So, the UK government has granted the go-ahead for the first stage of the new HS2 high speed rail line. But it is facing stiff opposition from some serious forces against it on the grounds of economics, and environmental concerns.
I am not getting into a debate on those issues, I just want to try to highlight some of the benefits to England itself. As I now live in Japan, I am a regular rider of Japan’s famed Shinkansen (New trunk line) network, and am in a position to point out a few factors why this might be good for England.
A lot of people look to Europe to highlight the benefits of high speed rail, and they are mostly right. But our European neighbours offer a less than perfect example. France has a larger population, but a much lower population density than England, meaning they still have a bit of room to add in extra track easily.
If you want to look at a network that England could take inspiration from, look to Japan. Japan and England are very similar. Island nations, high density, and split by a line of hills running through the middle.
This means that the Japanese network has already worked out many issues people are worried about. The Shinkansen runs at high speeds through urban areas thanks to barriers designed to deflect sound upwards, and the newer “Bullet” trains look more like ducks as it has been found to be the most effective shape at lessening the impact of a shockwave.
Riding the Shinkansen is not cheap, but you get what you pay for. I ride the “Max Toki” service from Niigata to Tokyo. This service can move just over 1000 people at a time, in comfort, from Niigata to Tokyo at speeds of 150mph. Just to show the time savings, the distance from Niigata to Tokyo is about a third more than from Manchester to London, and it covers the distance slightly faster than Virgins Pendolino does the Manchester to London run!
So, what benefits will high speed rail bring to England? Well, it will help the economies of the cities it reaches outside London. Again, here in Japan, it is believed that the economy of Niigata is 15-25% larger than it would have been without the Shinkansen, over the life of the line linking Niigata to Tokyo.
Yes, it makes moving to London easier. But it also makes it easier for companies to move OUT of London to take advantage of cheaper rent elsewhere. Also, it allows business to simply do more. With HS2 cutting journey times from Manchester to London by an hour, that means you have an extra 2 hours to play with. The high speed line simply extends the reach of businesses.
Another benefit? If you want a day trip to London, then go for it! And you can still get home in good time, without having to worry about paying the silly prices that are charged for hotels in London!
Simply put, HS2 will, once it is all finished, will help accelerate the economy of England. It allows people to do more in more places. The direct impact will be hard to see, but if we take a Japanese view (the next 100 years, rather than the next 10!) then I foresee good things.
HS2 will allow more business to be conducted in London, and will almost allow the cities of Leeds, Birmingham and Manchester to combine if you will ,and compete more effectively with London!
However, I do find it deeply disappointing that the Government has been quite weak-kneed in only committing to linking Birmingham to London, with the links to Leeds and Manchester still up in the air. Birmingham will benefit from HS2, but nowhere near as much as the cities of Leeds and Manchester.

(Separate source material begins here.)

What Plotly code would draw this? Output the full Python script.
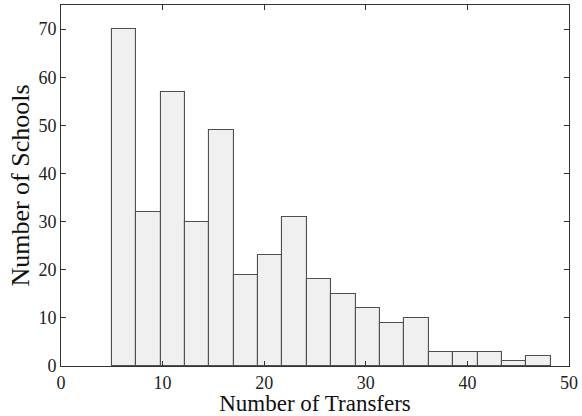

Of course, the government uses the argument of money and time, but it feels to me like a chef making a cake, but switching the butter for margarine out of a fear that it might help people put on weight.
And what of our friends to the north? Well, should Scotland gain its independence, that will help cut costs as England will not be under any kind of obligation morally, financially, or any other -ly, to help finance an extension of the line to Glasgow and Edinburgh.
It is amazing that the SNP are happy to fight for independence, but still want to be linked in to London. A city they blame for many of Scotland’s ills!